Dear Commons Community,
Last Thursday, Secretary of Education Betsy DeVos addressed the Conservative Political Action Conference and opened her comments as follows:
“I’m Betsy DeVos. You may have heard some of the ‘wonderful’ things the mainstream media has called me lately,” she said. “I, however, pride myself on being called a mother, a grandmother, a life partner, and perhaps the first person to tell Bernie Sanders to his face that there’s no such thing as a free lunch.”
DeVos was using the aphorism to speak more broadly about her approach to government. And it’s worth debating how that broader view colors her approach to education policy. After all, more than half of America’s students now qualify for free and reduced-price meals, a common marker of poverty, and schools will be stretched to meet their needs both inside and outside the classroom
The fact of the matter is that for millions of children in the United States ― all of whom she’s pledged to serve as education secretary ― there is such a thing as a free lunch. And the important role it plays in their education and well-being is no laughing matter.
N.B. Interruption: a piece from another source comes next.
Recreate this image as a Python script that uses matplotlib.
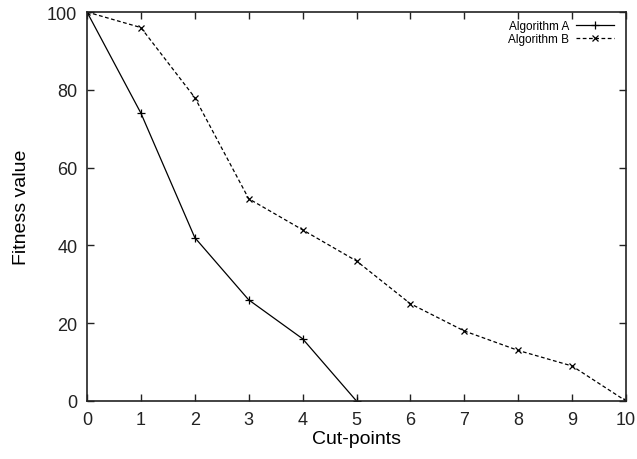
import matplotlib
matplotlib.use("Agg")
import matplotlib.pyplot as plt

plt.rcParams['font.family'] = ['Liberation Sans', 'DejaVu Sans']

cuts_a = [0, 1, 2, 3, 4, 5]
fit_a = [100, 74, 42, 26, 16, 0]
cuts_b = [0, 1, 2, 3, 4, 5, 6, 7, 8, 9, 10]
fit_b = [100, 96, 78, 52, 44, 36, 25, 18, 13, 9, 0]

fig = plt.figure(figsize=(6.37, 4.6), dpi=100)
ax = fig.add_axes([87 / 637, 58 / 460, 539 / 637, 389 / 460])

ax.plot(cuts_a, fit_a, color='black', lw=0.9, marker='+', ms=6, mew=0.9, label='Algorithm A')
ax.plot(cuts_b, fit_b, color='black', lw=0.9, ls=(0, (3, 2)), marker='x', ms=5, mew=0.9, label='Algorithm B')

ax.set_xlim(0, 10)
ax.set_ylim(0, 100)
ax.set_xticks(range(0, 11))
ax.set_yticks(range(0, 101, 20))
ax.tick_params(direction='in', top=True, right=True, labelsize=13, length=5, width=1,
               colors='#222222', pad=7)
for s in ax.spines.values():
    s.set_linewidth(1.2)
    s.set_color('#222222')
ax.set_xlabel('Cut-points', fontsize=14, labelpad=2)
ax.set_ylabel('Fitness value', fontsize=14, labelpad=12)

leg = ax.legend(loc='upper right', frameon=False, markerfirst=False, fontsize=8.5,
                handlelength=3.2, handletextpad=0.6, labelspacing=0.05,
                borderaxespad=0.3, bbox_to_anchor=(0.993, 1.0))

fig.savefig('out.png', dpi=100)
In 2012, 31 million children received meals through the National School Lunch Program which was established in 1946. For many of these children, that free lunch at school is the only meal they will eat that day. According to the nonprofit No Kid Hungry, about 13 million kids in the U.S. struggle with hunger. Data from the National Center for Education Statistics shows that the amount of public school students living in poverty rose from 17 percent to 22 percent between 2000 and 2013.
However, legislative efforts over the past year show that lunch programs may end up on the chopping block. In April, the House of Representatives introduced a bill that would scale back the number of free meals offered at schools in the U.S.
In light of DeVos’ remarks, educators, parents and former students are speaking out in defense of the National School Lunch Program and stressing the adverse effects of having hungry children in classrooms.
It should also be mentioned that the National School Lunch Program and the National School Breakfast Program are under the authority of the U.S. Department of Agriculture, not the Education Department. Regardless Devos’ comments were problematic and insensitive to the needs of so many children who live in poverty.